As per the docs, I implemented the integration of weights and biases to Ray tune by doing the following
from ray.air.integrations.wandb import WandbLoggerCallback
wandb_callback = WandbLoggerCallback(project="Ray Tune Trial Run",log_config=True,save_checkpoints=True)
But when I am checking the artifacts that are saved due to save_checkpoints=True and downloading it, I am unable to load the RL agent
It is not storing the checkpoints. Am I missing something, or I have to manually save the checkpoints?
Hi @Athe-kunal,
Are you using an s3
upload directory? If so, this is due to trial artifacts (these wandb checkpoints) not being uploaded to the cloud. We have recently added artifact syncing here: https://github.com/ray-project/ray/pull/32334.

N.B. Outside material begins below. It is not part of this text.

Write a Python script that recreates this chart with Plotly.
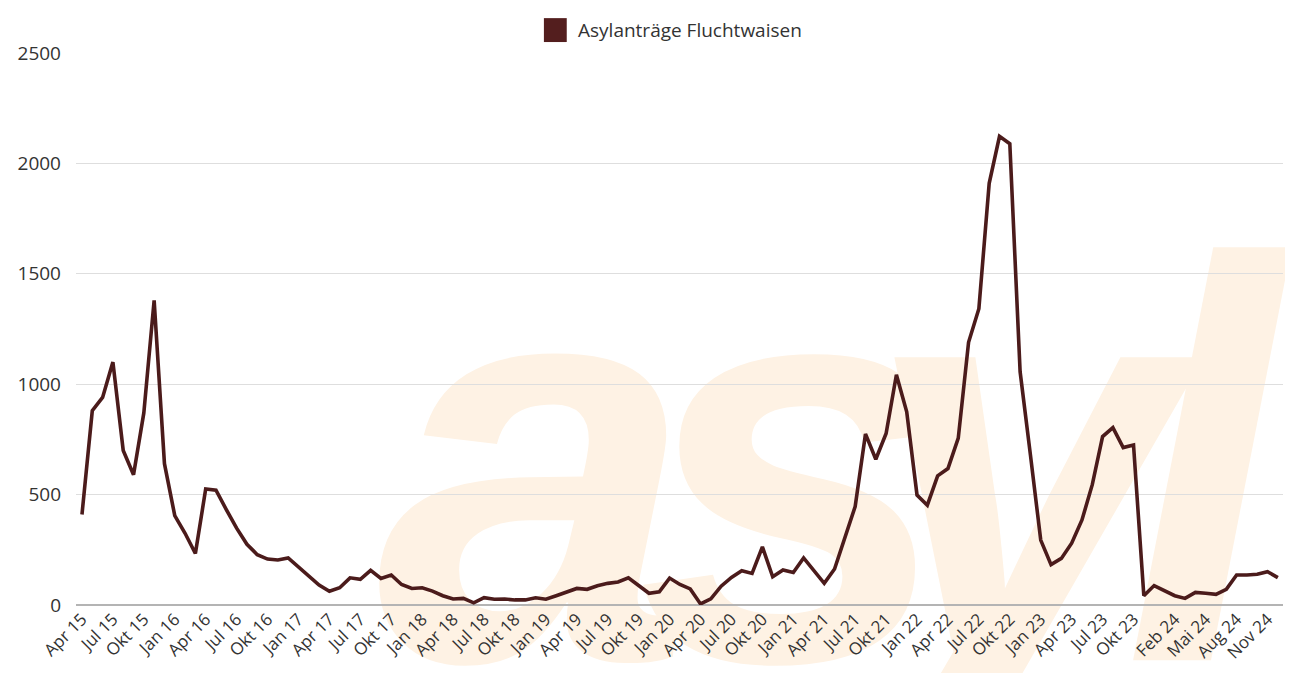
import plotly.graph_objects as go

month_names = ["Jan", "Feb", "Mär", "Apr", "Mai", "Jun", "Jul", "Aug", "Sep", "Okt", "Nov", "Dez"]
months = []
for yr in range(15, 25):
    for m_i, mn in enumerate(month_names):
        if yr == 15 and m_i < 3:
            continue
        months.append(f"{mn} {yr}")

values = [
    410, 880, 940, 1100, 700, 590, 870, 1380, 640, 405,
    325, 233, 525, 520, 432, 348, 275, 228, 208, 204,
    213, 172, 128, 90, 62, 78, 123, 116, 157, 120,
    136, 93, 75, 78, 63, 42, 27, 30, 10, 33,
    26, 27, 23, 23, 33, 26, 42, 57, 75, 71,
    87, 98, 104, 123, 90, 53, 60, 122, 93, 73,
    5, 28, 85, 125, 155, 143, 263, 128, 159, 147,
    213, 154, 98, 163, 300, 446, 775, 660, 777, 1043,
    875, 498, 452, 585, 618, 756, 1190, 1342, 1910, 2123,
    2089, 1056, 680, 294, 183, 211, 280, 385, 545, 763,
    803, 713, 725, 42, 88, 63, 42, 30, 57, 53,
    48, 71, 136, 136, 139, 151, 124,
]

tick_labels = [
    "Apr 15", "Jul 15", "Okt 15", "Jan 16", "Apr 16", "Jul 16", "Okt 16",
    "Jan 17", "Apr 17", "Jul 17", "Okt 17", "Jan 18", "Apr 18", "Jul 18", "Okt 18",
    "Jan 19", "Apr 19", "Jul 19", "Okt 19", "Jan 20", "Apr 20", "Jul 20", "Okt 20",
    "Jan 21", "Apr 21", "Jul 21", "Okt 21", "Jan 22", "Apr 22", "Jul 22", "Okt 22",
    "Jan 23", "Apr 23", "Jul 23", "Okt 23", "Feb 24", "Mai 24", "Aug 24", "Nov 24",
]
y_ticks = [0, 500, 1000, 1500, 2000, 2500]

series_name = "Asylanträge Fluchtwaisen"
watermark_letters = ["a", "s", "y", "l"]
line_color = "#4b1b1b"
text_color = "#333333"

# the page body has an 8px margin; figure coordinates are page coordinates - 8
W, H = 1285, 665
ML, MR, MT, MB = 60, 10, 45, 66
PW, PH = W - ML - MR, H - MT - MB


def px_x(p):
    return (p - ML) / PW


def px_y(p):
    return (H - MB - p) / PH


fig = go.Figure()
fig.add_trace(go.Scatter(
    x=months, y=values, mode="lines", name=series_name,
    line=dict(color=line_color, width=3.6), showlegend=False,
))

# watermark "asyl" behind the chart, one letter at a time
wm_size = 570
wm_cx = [522, 784, 1012, 1194]
wm_cy = 402
for letter, cx in zip(watermark_letters, wm_cx):
    fig.add_shape(
        type="rect", xref="paper", yref="paper", layer="below",
        x0=px_x(cx - 60), x1=px_x(cx + 60), y0=px_y(wm_cy + 60), y1=px_y(wm_cy - 60),
        line=dict(width=0), fillcolor="rgba(0,0,0,0)",
        label=dict(text=letter, textposition="middle center",
                   font=dict(family="Liberation Sans", size=wm_size, color="#fef2e4",
                             weight=700, style="italic")),
    )

# legend
fig.add_shape(
    type="rect", xref="paper", yref="paper",
    x0=px_x(531), x1=px_x(554), y0=px_y(34), y1=px_y(10),
    line=dict(width=0), fillcolor="#531e1e",
)
fig.add_annotation(
    xref="paper", yref="paper", x=px_x(563), y=px_y(22),
    xanchor="left", yanchor="middle", showarrow=False,
    text=series_name, font=dict(family="Open Sans", size=19, color=text_color),
)

fig.update_layout(
    width=W, height=H,
    margin=dict(l=ML, r=MR, t=MT, b=MB, pad=0),
    paper_bgcolor="white", plot_bgcolor="rgba(0,0,0,0)",
    showlegend=False,
    font=dict(family="Open Sans", color=text_color),
)
fig.update_xaxes(
    type="category", categoryorder="array", categoryarray=months,
    range=[-0.58, len(months) - 0.5],
    tickmode="array", tickvals=tick_labels, ticktext=tick_labels,
    tickangle=-45, tickfont=dict(size=17, color=text_color),
    showgrid=False, showline=False, zeroline=False, ticks="",
)
fig.update_yaxes(
    range=[0, 2500], tickmode="array", tickvals=y_ticks,
    tickfont=dict(size=19, color=text_color),
    showgrid=True, gridcolor="#dedede", gridwidth=1,
    zeroline=True, zerolinecolor="#b4b4b4", zerolinewidth=2,
    showline=False, ticks="", ticklabelstandoff=14,
)

fig.write_html("out.html")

You can try it out on the latest ray nightly. Note that there are still a few limitations (see the PR description for more details). Let me know if any of these limitations block your usage in any way.
Hi @justinvyu
No, I am not using the s3 upload directory. I am training the model in the local directory and uploading it to the weights and biases. But I am only getting the policy checkpoints in the weights and biases, from which I cannot load the model.
Are you trying to load a RLlib policy? Does this Policy.from_checkpoint
work for you? Saving and Loading your RL Algorithms and Policies — Ray 2.3.0
Thank you @justinvyu for clarifying it, I will follow the GitHub issue closely to resolve this.